Eine Diskussion der einzelnen Punkte im "systematischen Rahmen" lohnt sich nicht. Es geht immer um das Gleiche und das Eine: das große Ganze, nämlich "die Rückkoppelung" eines Gerichts "an die (kulinarische) Entwicklung der Gesellschaft oder die Stellung des Kulinarischen in der Gesellschaft". Etwas weniger verfettet gesagt: Was wir essen, ist angeblich immer Ausdruck des kulinarischen Niveaus der Gesamtgesellschaft.
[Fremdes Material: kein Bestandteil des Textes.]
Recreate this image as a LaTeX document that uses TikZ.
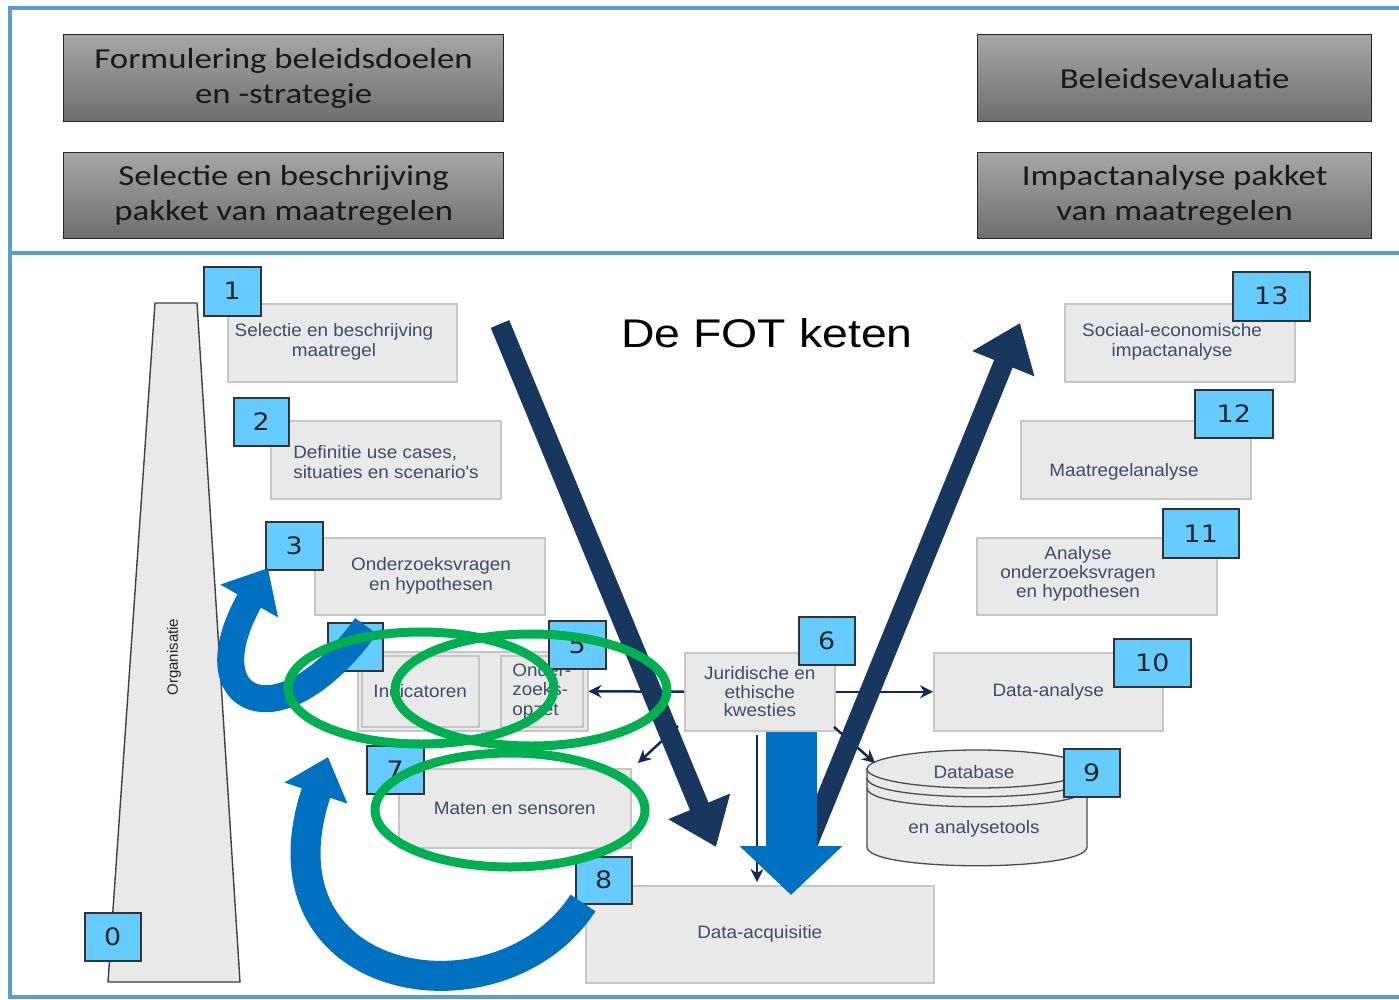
\documentclass[tikz,border=0pt]{standalone}
\usepackage{fontspec}
\setmainfont{Liberation Sans}
\newfontfamily\calib[FakeStretch=1.2]{Carlito}
\newfontfamily\numf[FakeStretch=1.12]{DejaVu Sans}
\newfontfamily\ttlf[FakeStretch=1.16]{Liberation Sans}
\newfontfamily\lblf[FakeStretch=1.05]{Liberation Sans}
\usetikzlibrary{arrows.meta}
\definecolor{frameblue}{HTML}{5B9BD5}
\definecolor{tbtop}{HTML}{A6A6A6}
\definecolor{tbbot}{HTML}{6E6E6E}
\definecolor{boxfill}{HTML}{E9E9E9}
\definecolor{boxedge}{HTML}{C6C6C6}
\definecolor{txtblue}{HTML}{3E4B6A}
\definecolor{numfill}{HTML}{66CCFF}
\definecolor{numedge}{HTML}{333333}
\definecolor{navy}{HTML}{17375E}
\definecolor{smallnavy}{HTML}{102A5C}
\definecolor{blueA}{HTML}{0070C0}
\definecolor{blueB}{HTML}{0760A8}
\definecolor{ringgreen}{HTML}{00B050}
\begin{document}
\begin{tikzpicture}[x=1pt,y=-1pt,
  frame/.style={draw=frameblue, line width=4pt},
  topbox/.style={draw=black!85, line width=1.3pt, top color=tbtop, bottom color=tbbot,
    anchor=north west, inner sep=0pt, align=center, text=black!90,
    font=\calib\fontsize{29}{35}\selectfont},
  gbox/.style={draw=boxedge, fill=boxfill, line width=1.5pt, anchor=north west,
    inner sep=0pt, align=center, text=txtblue, font=\lblf\fontsize{18}{19.5}\selectfont},
  glabel/.style={text=txtblue, align=center, inner sep=0pt, font=\lblf\fontsize{18}{19.5}\selectfont},
  numbox/.style={draw=numedge, fill=numfill, line width=1.5pt, anchor=north west,
    inner sep=0pt, text=black!85, font=\numf\fontsize{24}{24}\selectfont},
  navyarrow/.style={draw=navy, line width=20pt, -{Triangle[length=44pt,width=64pt]}},
  bluearrow/.style={draw=blueA, line width=27pt, -{Triangle[length=38pt,width=64pt]}},
  smallarrow/.style={draw=smallnavy, line width=2.5pt, -{Stealth[length=13pt,width=13pt]}},
  greenring/.style={draw=ringgreen, line width=9pt},
  cyl/.style={draw=black!70, fill=boxfill, line width=1.3pt}
]
\useasboundingbox (0,0) rectangle (1399,1000);

% frame
\draw[frame] (1399,8) -- (10,8) -- (10,997) -- (1399,997);
\draw[frame] (10,253) -- (1399,253);

% top boxes
\node[topbox, minimum width=440pt, minimum height=87pt] (tA) at (63,34) {Formulering beleidsdoelen\\en -strategie};
\node[topbox, minimum width=440pt, minimum height=86pt] (tB) at (63,152) {Selectie en beschrijving\\pakket van maatregelen};
\node[topbox, minimum width=394pt, minimum height=87pt] (tC) at (977,34) {Beleidsevaluatie};
\node[topbox, minimum width=394pt, minimum height=86pt] (tD) at (977,152) {Impactanalyse pakket\\van maatregelen};

% title
\node[font=\ttlf\fontsize{40}{40}\selectfont, inner sep=0pt] (title) at (767,333) {De FOT keten};

% organisation trapezoid
\draw[draw=black!75, fill=boxfill, line width=1.4pt] (155,303) -- (197,303) -- (240,982) -- (108,982) -- cycle;
\node[rotate=90, font=\fontsize{15}{15}\selectfont, text=black!85, inner sep=0pt] (org) at (174,657) {Organisatie};

% grey boxes
\node[gbox, minimum width=229pt, minimum height=78pt] (b1) at (227,303) {};
\node[glabel] (l1) at (334,342) {Selectie en beschrijving\\maatregel};
\node[gbox, minimum width=230pt, minimum height=78pt] (b2) at (270,420) {};
\node[glabel, align=left] (l2) at (386,462) {Definitie use cases,\\situaties en scenario's};
\node[gbox, minimum width=230pt, minimum height=77pt] (b3) at (314,537) {};
\node[glabel] (l3) at (431,576) {Onderzoeksvragen\\en hypothesen};
\node[gbox, minimum width=230pt, minimum height=79pt] (grp) at (357,651) {};
\node[gbox, minimum width=117pt, minimum height=71pt] (ind) at (361,655) {Indicatoren};
\node[gbox, minimum width=82pt, minimum height=71pt, align=left] (ozo) at (500,655) {Onder-\\zoeks-\\opzet};
\node[gbox, minimum width=150pt, minimum height=78pt, font=\lblf\fontsize{18}{18.5}\selectfont] (b6) at (684,652) {Juridische en\\ethische\\kwesties};
\node[gbox, minimum width=232pt, minimum height=79pt] (b7) at (398,768) {Maten en sensoren};
\node[gbox, minimum width=348pt, minimum height=97pt] (b8) at (585,885) {Data-acquisitie};
\node[gbox, minimum width=229pt, minimum height=78pt] (b10) at (933,652) {Data-analyse};
\node[gbox, minimum width=240pt, minimum height=77pt] (b11) at (976,537) {};
\node[glabel, font=\lblf\fontsize{18}{19}\selectfont] (l11) at (1078,574) {Analyse\\onderzoeksvragen\\en hypothesen};
\node[gbox, minimum width=230pt, minimum height=78pt] (b12) at (1020,420) {};
\node[glabel] (l12) at (1124,472) {Maatregelanalyse};
\node[gbox, minimum width=230pt, minimum height=78pt] (b13) at (1064,303) {};
\node[glabel] (l13) at (1172,342) {Sociaal-economische\\impactanalyse};

% database cylinder
\path[cyl] (867,769) -- (867,847) .. controls (867,872) and (1087,872) .. (1087,847) -- (1087,769) -- cycle;
\draw[cyl] (977,769) ellipse [x radius=110, y radius=19];
\draw[draw=black!70, line width=1.3pt] (867,778) .. controls (867,803) and (1087,803) .. (1087,778);
\draw[draw=black!70, line width=1.3pt] (867,788) .. controls (867,813) and (1087,813) .. (1087,788);
\node[glabel] (db) at (974,772) {Database};
\node[glabel] (dbt) at (974,829) {en analysetools};

% number boxes
\node[numbox, minimum width=56pt, minimum height=48pt] (n0) at (84,912) {0};
\node[numbox, minimum width=57pt, minimum height=49pt] (n1) at (203,266) {1};
\node[numbox, minimum width=55pt, minimum height=48pt] (n2) at (233,397) {2};
\node[numbox, minimum width=57pt, minimum height=48pt] (n3) at (265,521) {3};
\node[numbox, minimum width=55pt, minimum height=48pt] (n4) at (327,622) {4};
\node[numbox, minimum width=57pt, minimum height=48pt] (n5) at (548,620) {5};
\node[numbox, minimum width=56pt, minimum height=48pt] (n6) at (798,616) {6};
\node[numbox, minimum width=57pt, minimum height=48pt] (n7) at (366,745) {7};
\node[numbox, minimum width=56pt, minimum height=47pt] (n8) at (575,856) {8};
\node[numbox, minimum width=56pt, minimum height=48pt] (n9) at (1063,748) {9};
\node[numbox, minimum width=77pt, minimum height=48pt] (n10) at (1113,638) {10};
\node[numbox, minimum width=76pt, minimum height=49pt] (n11) at (1162,508) {11};
\node[numbox, minimum width=78pt, minimum height=48pt] (n12) at (1194,389) {12};
\node[numbox, minimum width=77pt, minimum height=49pt] (n13) at (1232,271) {13};

% small connectors
\coordinate (dl0) at (678,726);
\coordinate (dl1) at (638,763);
\coordinate (dr0) at (834,727);
\coordinate (dr1) at (875,763);
\coordinate (th0) at (757,735);
\coordinate (th1) at (757,882);
\draw[smallarrow] (b6.west) -- (grp.east);
\draw[smallarrow] (b6.east) -- (b10.west);
\draw[smallarrow] (dl0) -- (dl1);
\draw[smallarrow] (dr0) -- (dr1);
\draw[smallarrow] (th0) -- (th1);

% V arrows
\coordinate (vl0) at (500,324);
\coordinate (vl1) at (716,847);
\coordinate (vr0) at (806,848);
\coordinate (vr1) at (1020,323);
\draw[navyarrow] (vl0) -- (vl1);
\draw[navyarrow] (vr0) -- (vr1);

% big blue down arrow
\coordinate (bd0) at (791,732);
\coordinate (bd1) at (791,895);
\draw[draw=blueA, line width=51pt, -{Triangle[length=49pt,width=100pt]}] (bd0) -- (bd1);

% curved blue arrows
\coordinate (ca0) at (366,626);
\coordinate (ca1) at (268,568);
\draw[bluearrow] (ca0) .. controls (280,745) and (190,705) .. (ca1);
\coordinate (cb0) at (583,903);
\coordinate (cb1) at (328,757);
\draw[bluearrow, line width=30pt] (cb0) .. controls (500,1030) and (250,990) .. (cb1);

% green rings
\draw[greenring] (421,688) ellipse [x radius=133, y radius=56];
\draw[greenring] (531,690) ellipse [x radius=136, y radius=56];
\draw[greenring] (510,810) ellipse [x radius=135, y radius=57];
\end{tikzpicture}
\end{document}
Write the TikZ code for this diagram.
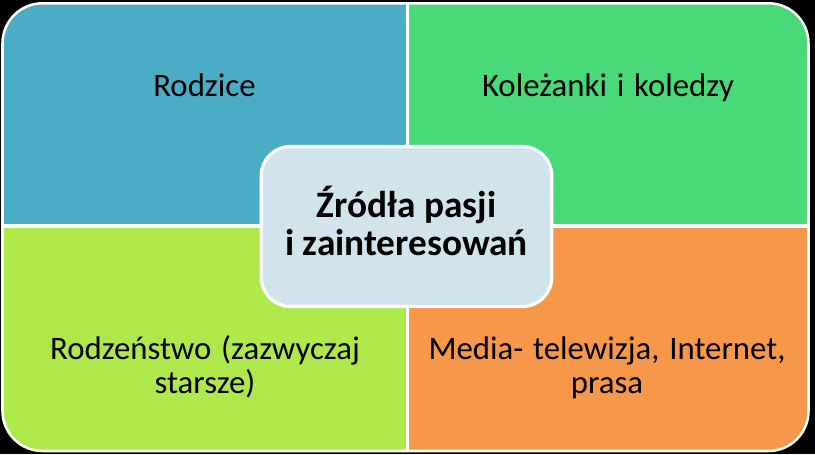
\documentclass[tikz,border=0pt]{standalone}
\usepackage{fontspec}
\setmainfont{Carlito}
\usepackage{tikz}
\usetikzlibrary{positioning}
\definecolor{quadblue}{HTML}{4BACC6}
\definecolor{quadgreen}{HTML}{4AD978}
\definecolor{quadlime}{HTML}{AFE84A}
\definecolor{quadorange}{HTML}{F79749}
\definecolor{hubfill}{HTML}{D1E4EB}
\newcommand{\quadfont}{\fontsize{24.6}{25.5}\selectfont\spaceskip=0.3em plus 0.1em\relax}
\tikzset{
  quadtext/.style={align=center, text=black, inner sep=0pt, anchor=base,
    font=\quadfont},
  hubbox/.style={draw=white, line width=2.4pt, fill=hubfill, rounded corners=22pt,
    minimum width=218pt, minimum height=120pt, inner sep=0pt},
  hubtext/.style={align=center, text=black, inner sep=0pt, anchor=base,
    font=\fontsize{28}{28.5}\selectfont\bfseries}
}

\begin{document}
\begin{tikzpicture}[x=0.75pt, y=-0.75pt]

\fill[black] (0,0) rectangle (815,454);
\useasboundingbox (0,0) rectangle (815,454);

% four quarters
\begin{scope}
\clip[rounded corners=30pt] (2.5,3.3) rectangle (808.5,451);
\fill[quadblue] (0,0) rectangle (407.5,226);
\fill[quadgreen] (407.5,0) rectangle (815,226);
\fill[quadlime] (0,226) rectangle (407.5,454);
\fill[quadorange] (407.5,226) rectangle (815,454);
\end{scope}
\draw[white, line width=2.7pt] (407.5,3.3) -- (407.5,451);
\draw[white, line width=3pt] (2.5,226) -- (808.5,226);
\draw[white, line width=1.9pt, rounded corners=30pt] (2.5,3.3) rectangle (808.5,451);

% base = last line
\node[quadtext] (parents) at (204.5,96.5) {Rodzice};
\node[quadtext] (friends) at (608,96.5) {Koleżanki i koledzy};
\node[quadtext] (siblings) at (205,393.3) {Rodzeństwo (zazwyczaj\\starsze)};
\node[quadtext] (media) at (607,393.3) {Media- telewizja, Internet,\\prasa};

% centre
\node[hubbox] (hub) at (406.5,226.5) {};
\node[hubtext] (hubtxt) at (406.5,255) {Źródła pasji\\i zainteresowań};

\end{tikzpicture}
\end{document}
Solche Totalaussagen über das Ganze nennt der Sozialwissenschaftler "überdeterminiert", weil empirisch nicht verifizierbar, aber für den küchenmechanischen Gebrauch kann man es ja mal probieren mit solchen wichtigtuerischen Floskeln.

Punkt 6 überrascht dann aber doch in seiner Dreistigkeit: Dollase schmeckt sogar Geschichte im kulinarischen Arrangement und schwärmt von einer "geradezu historisch schmeckenden Fleisch- und Gemüsesauce". Und nicht nur das: "Man schmeckt die Region, und es wirkt … wie die Essenz des Ganzen, wie ein tieferes Verständnis der eigentlichen Materie jenseits des Handwerks." Ja, ja "das Ganze", das das Unwahre ist, und "das Eigentliche" - Index fürs rundum Falsche, wie ein großer Frankfurter einst meinte - irrlichtern jetzt auch gastrokritisch verkitscht durch die Frankfurter Allgemeine Küchenzeitung.